::: Source data

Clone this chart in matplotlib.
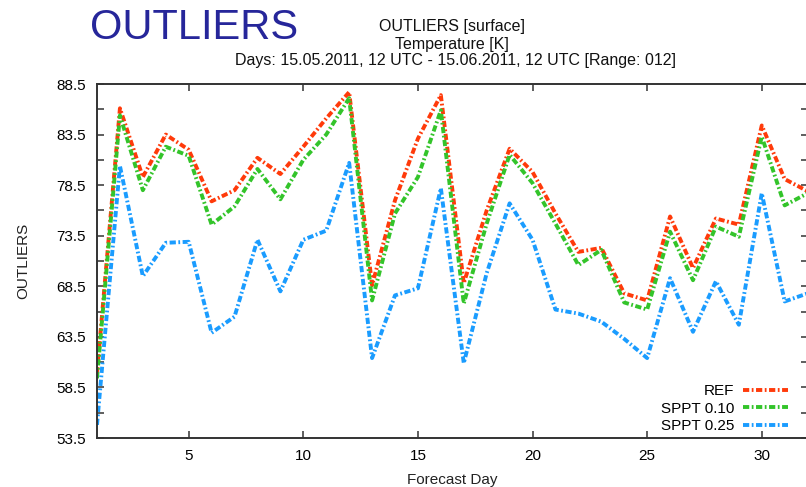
import matplotlib
matplotlib.use("Agg")
import matplotlib.pyplot as plt
from matplotlib.ticker import FixedLocator

days = list(range(1, 33))
ref = [59.9, 86.1, 79.3, 83.5, 82.0, 76.9, 78.0, 81.2, 79.6, 82.3, 85.1, 87.7,
       68.6, 77.0, 83.1, 87.4, 68.8, 76.0, 82.1, 79.8, 75.7, 71.9, 72.3, 67.8,
       67.1, 75.4, 70.3, 75.2, 74.6, 84.4, 79.1, 77.9]
sppt010 = [59.4, 85.4, 78.0, 82.3, 81.4, 74.6, 76.4, 80.1, 77.1, 81.0, 83.5, 87.1,
           67.1, 75.7, 79.3, 85.9, 66.8, 74.7, 81.5, 78.7, 74.7, 70.6, 72.1, 66.9,
           66.2, 73.9, 69.1, 74.4, 73.4, 83.3, 76.5, 77.7]
sppt025 = [54.8, 80.4, 69.5, 72.8, 72.9, 63.9, 65.5, 73.1, 68.0, 73.1, 74.0, 80.7,
           61.4, 67.6, 68.3, 78.2, 60.9, 69.8, 76.7, 73.1, 66.2, 65.8, 65.0, 63.3,
           61.4, 69.3, 64.0, 69.0, 64.7, 77.7, 67.0, 67.8]
series_names = ["REF", "SPPT 0.10", "SPPT 0.25"]
colors = ["#ff3a0a", "#33c42a", "#1a9cff"]
yticks = [53.5, 58.5, 63.5, 68.5, 73.5, 78.5, 83.5, 88.5]
xticks = [5, 10, 15, 20, 25, 30]

fam = ["Liberation Sans", "DejaVu Sans"]

fig = plt.figure(figsize=(8.06, 4.87), dpi=100)
ax = fig.add_axes([97/806, 49/487, 1.002 - 97/806, (438-84)/487])

for vals, name, c in zip([ref, sppt010, sppt025], series_names, colors):
    ax.plot(days, vals, color=c, lw=2.8, dashes=(1.6, 0.65, 0.45, 0.65),
            label=name, solid_capstyle="butt", dash_capstyle="butt")

ax.set_xlim(1, 32)
ax.set_ylim(53.5, 88.5)
ax.xaxis.set_major_locator(FixedLocator(xticks))
ax.yaxis.set_major_locator(FixedLocator(yticks))
ax.yaxis.set_minor_locator(FixedLocator([y + 2.5 for y in yticks[:-1]]))
ax.set_yticklabels([f"{y:.1f}" for y in yticks], family=fam, fontsize=11)
ax.set_xticklabels([str(x) for x in xticks], family=fam, fontsize=11)
ax.tick_params(which="both", direction="in", top=True, right=True,
               length=5, width=1.1, color="#333333", pad=8)
for s in ax.spines.values():
    s.set_linewidth(1.4)
    s.set_color("#333333")

ax.set_xlabel("Forecast Day", family=fam, fontsize=11, labelpad=7, color="#222222")
ax.set_ylabel("OUTLIERS", family=fam, fontsize=11, labelpad=19, color="#222222")

leg = ax.legend(loc="lower right", frameon=False, markerfirst=False,
                prop={"family": fam, "size": 11}, handlelength=2.9,
                labelspacing=0.22, borderaxespad=0.2, bbox_to_anchor=(0.985, -0.012),
                handletextpad=0.6)

fig.text(90/806, 1 - 28/487, "OUTLIERS", family=fam, fontsize=30,
         color="#26269a", va="center", ha="left")
fig.text(452/806, 1 - 27/487, "OUTLIERS [surface]", family=fam, fontsize=11.5,
         ha="center", va="center", color="#111111")
fig.text(452/806, 1 - 44/487, "Temperature [K]", family=fam, fontsize=11.5,
         ha="center", va="center", color="#111111")
fig.text(455/806, 1 - 61/487,
         "Days: 15.05.2011, 12 UTC - 15.06.2011, 12 UTC [Range: 012]",
         family=fam, fontsize=11.5, ha="center", va="center", color="#111111")

fig.savefig("out.png", dpi=100)
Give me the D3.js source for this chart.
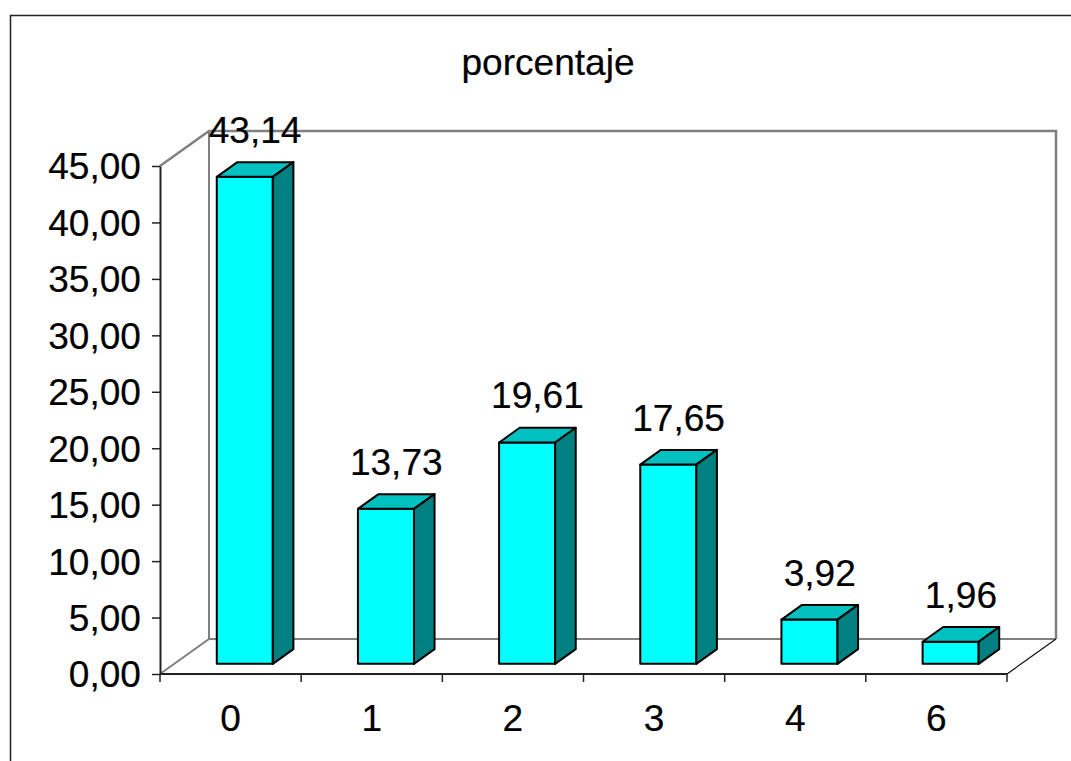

::::::

> Work required
Begin with the first line of the records and repeat every line up to the one with "from matplotlib.ticker import FixedLocator", counting that line too. Pictures are not part of the copy.

> Answer
Clone this chart in matplotlib.
import matplotlib
matplotlib.use("Agg")
import matplotlib.pyplot as plt
from matplotlib.ticker import FixedLocator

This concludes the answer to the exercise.